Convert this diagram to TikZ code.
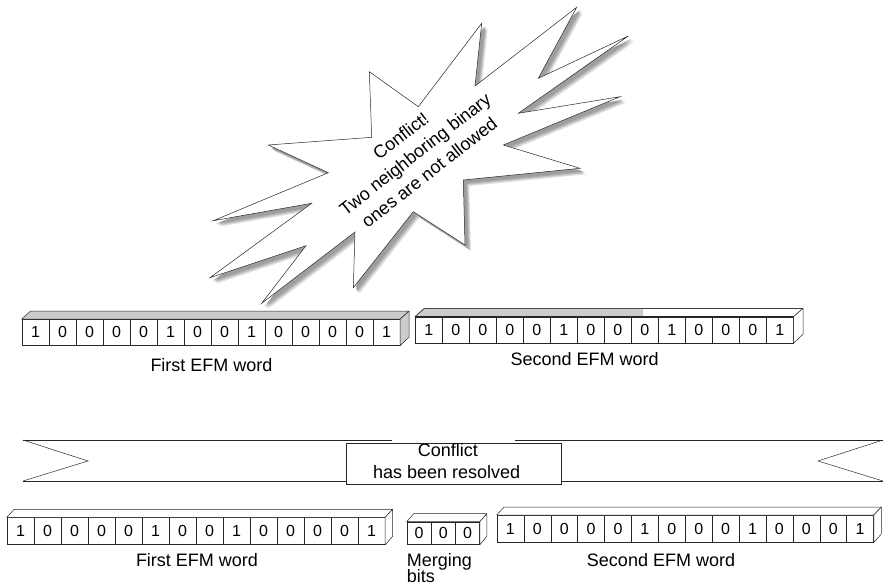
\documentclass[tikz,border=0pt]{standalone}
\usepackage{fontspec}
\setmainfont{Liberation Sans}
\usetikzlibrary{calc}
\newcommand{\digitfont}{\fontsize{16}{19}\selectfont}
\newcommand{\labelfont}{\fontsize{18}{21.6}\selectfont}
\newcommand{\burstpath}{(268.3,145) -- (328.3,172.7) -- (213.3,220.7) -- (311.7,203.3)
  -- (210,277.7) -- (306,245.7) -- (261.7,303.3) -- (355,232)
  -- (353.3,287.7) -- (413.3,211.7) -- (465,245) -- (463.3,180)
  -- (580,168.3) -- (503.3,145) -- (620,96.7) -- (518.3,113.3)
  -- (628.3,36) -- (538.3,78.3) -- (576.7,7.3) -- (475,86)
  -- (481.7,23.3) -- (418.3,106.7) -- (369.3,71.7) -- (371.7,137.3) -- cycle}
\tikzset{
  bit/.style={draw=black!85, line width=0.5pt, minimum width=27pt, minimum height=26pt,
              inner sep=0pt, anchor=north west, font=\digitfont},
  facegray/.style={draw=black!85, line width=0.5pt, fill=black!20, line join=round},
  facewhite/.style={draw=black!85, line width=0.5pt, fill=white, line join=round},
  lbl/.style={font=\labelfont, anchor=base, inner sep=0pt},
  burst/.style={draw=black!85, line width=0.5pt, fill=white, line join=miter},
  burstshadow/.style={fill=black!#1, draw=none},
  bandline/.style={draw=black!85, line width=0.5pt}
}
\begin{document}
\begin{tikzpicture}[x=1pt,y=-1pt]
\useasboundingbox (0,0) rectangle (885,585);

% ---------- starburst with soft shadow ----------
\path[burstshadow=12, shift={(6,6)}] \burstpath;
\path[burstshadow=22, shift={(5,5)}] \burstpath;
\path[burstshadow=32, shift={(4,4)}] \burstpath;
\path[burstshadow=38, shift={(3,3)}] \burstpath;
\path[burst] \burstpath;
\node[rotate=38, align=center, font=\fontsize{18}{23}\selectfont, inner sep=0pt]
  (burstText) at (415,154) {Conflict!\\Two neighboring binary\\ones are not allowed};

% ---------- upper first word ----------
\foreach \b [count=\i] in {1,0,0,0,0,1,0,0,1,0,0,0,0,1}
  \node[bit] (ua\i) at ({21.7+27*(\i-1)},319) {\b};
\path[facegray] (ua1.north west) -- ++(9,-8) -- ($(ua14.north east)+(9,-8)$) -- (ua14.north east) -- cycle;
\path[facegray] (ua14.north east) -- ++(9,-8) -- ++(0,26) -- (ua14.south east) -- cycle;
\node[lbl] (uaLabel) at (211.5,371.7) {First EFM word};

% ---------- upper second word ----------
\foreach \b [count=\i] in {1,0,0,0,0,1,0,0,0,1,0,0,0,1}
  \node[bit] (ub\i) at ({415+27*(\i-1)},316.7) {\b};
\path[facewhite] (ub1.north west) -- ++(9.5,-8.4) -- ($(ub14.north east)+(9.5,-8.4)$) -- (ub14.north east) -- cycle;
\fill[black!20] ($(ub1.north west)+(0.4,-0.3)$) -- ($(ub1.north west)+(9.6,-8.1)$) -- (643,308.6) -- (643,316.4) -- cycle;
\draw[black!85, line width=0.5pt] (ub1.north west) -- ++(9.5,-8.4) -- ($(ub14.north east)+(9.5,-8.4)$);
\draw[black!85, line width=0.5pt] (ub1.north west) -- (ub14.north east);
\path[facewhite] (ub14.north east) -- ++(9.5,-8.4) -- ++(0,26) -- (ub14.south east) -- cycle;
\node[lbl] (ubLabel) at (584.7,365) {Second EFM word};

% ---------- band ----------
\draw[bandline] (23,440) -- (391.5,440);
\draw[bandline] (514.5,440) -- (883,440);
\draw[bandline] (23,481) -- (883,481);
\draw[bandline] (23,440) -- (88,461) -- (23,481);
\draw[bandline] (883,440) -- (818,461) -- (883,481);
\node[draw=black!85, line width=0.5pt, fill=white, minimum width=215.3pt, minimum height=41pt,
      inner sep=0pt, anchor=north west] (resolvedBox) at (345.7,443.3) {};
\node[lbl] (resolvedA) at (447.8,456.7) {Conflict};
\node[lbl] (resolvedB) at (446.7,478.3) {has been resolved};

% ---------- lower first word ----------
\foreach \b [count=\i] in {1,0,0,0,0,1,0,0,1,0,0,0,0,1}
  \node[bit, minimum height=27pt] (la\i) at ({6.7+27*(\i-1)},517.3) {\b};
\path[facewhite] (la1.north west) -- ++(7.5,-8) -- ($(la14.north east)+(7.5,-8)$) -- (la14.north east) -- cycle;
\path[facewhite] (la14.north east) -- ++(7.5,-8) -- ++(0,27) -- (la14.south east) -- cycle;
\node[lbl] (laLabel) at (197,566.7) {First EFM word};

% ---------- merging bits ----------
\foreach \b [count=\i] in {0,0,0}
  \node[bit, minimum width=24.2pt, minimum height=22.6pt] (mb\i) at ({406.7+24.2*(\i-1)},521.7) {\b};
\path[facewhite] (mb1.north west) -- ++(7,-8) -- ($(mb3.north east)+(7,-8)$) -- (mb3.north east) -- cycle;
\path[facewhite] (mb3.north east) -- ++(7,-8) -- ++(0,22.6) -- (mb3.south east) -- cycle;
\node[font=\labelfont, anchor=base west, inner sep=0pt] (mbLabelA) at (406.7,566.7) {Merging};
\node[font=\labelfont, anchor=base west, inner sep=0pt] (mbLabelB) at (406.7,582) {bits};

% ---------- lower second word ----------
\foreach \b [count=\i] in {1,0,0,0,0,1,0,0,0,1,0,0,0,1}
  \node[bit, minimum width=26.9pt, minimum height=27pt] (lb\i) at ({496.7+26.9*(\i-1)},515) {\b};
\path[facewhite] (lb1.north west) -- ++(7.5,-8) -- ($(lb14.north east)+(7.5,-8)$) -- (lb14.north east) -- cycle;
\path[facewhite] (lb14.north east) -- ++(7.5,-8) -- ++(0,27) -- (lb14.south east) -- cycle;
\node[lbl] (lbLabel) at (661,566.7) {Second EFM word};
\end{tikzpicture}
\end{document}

*-*-*

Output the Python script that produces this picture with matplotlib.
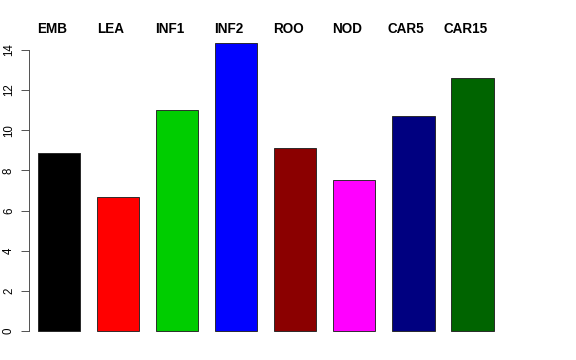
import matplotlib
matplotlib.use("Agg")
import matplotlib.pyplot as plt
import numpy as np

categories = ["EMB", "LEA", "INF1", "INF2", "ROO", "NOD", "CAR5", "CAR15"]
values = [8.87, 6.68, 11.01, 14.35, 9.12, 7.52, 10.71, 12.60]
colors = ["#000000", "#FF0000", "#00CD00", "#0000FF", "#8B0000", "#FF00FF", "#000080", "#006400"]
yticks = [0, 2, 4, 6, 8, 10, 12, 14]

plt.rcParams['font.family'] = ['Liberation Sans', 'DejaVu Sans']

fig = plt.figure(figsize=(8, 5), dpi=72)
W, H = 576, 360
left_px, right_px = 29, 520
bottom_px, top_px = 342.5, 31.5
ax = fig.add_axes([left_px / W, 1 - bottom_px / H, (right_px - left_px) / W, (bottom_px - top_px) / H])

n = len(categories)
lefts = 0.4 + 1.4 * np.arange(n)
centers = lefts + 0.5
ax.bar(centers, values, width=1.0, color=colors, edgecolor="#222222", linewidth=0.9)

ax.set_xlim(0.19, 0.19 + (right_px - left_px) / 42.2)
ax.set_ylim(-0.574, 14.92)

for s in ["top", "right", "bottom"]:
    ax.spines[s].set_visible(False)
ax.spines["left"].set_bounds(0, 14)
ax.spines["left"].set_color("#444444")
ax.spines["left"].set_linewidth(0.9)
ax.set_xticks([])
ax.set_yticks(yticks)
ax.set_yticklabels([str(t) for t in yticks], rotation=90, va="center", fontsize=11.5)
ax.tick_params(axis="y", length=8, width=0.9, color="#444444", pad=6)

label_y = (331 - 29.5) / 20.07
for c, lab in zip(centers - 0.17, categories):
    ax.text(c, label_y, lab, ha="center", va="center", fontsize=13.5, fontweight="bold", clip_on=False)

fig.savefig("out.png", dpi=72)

*-*-*

▸ PROBLEM:
Pull out each line holding the string "this".

▸ FINISHED TASK:
Convert this diagram to TikZ code.
Output the Python script that produces this picture with matplotlib.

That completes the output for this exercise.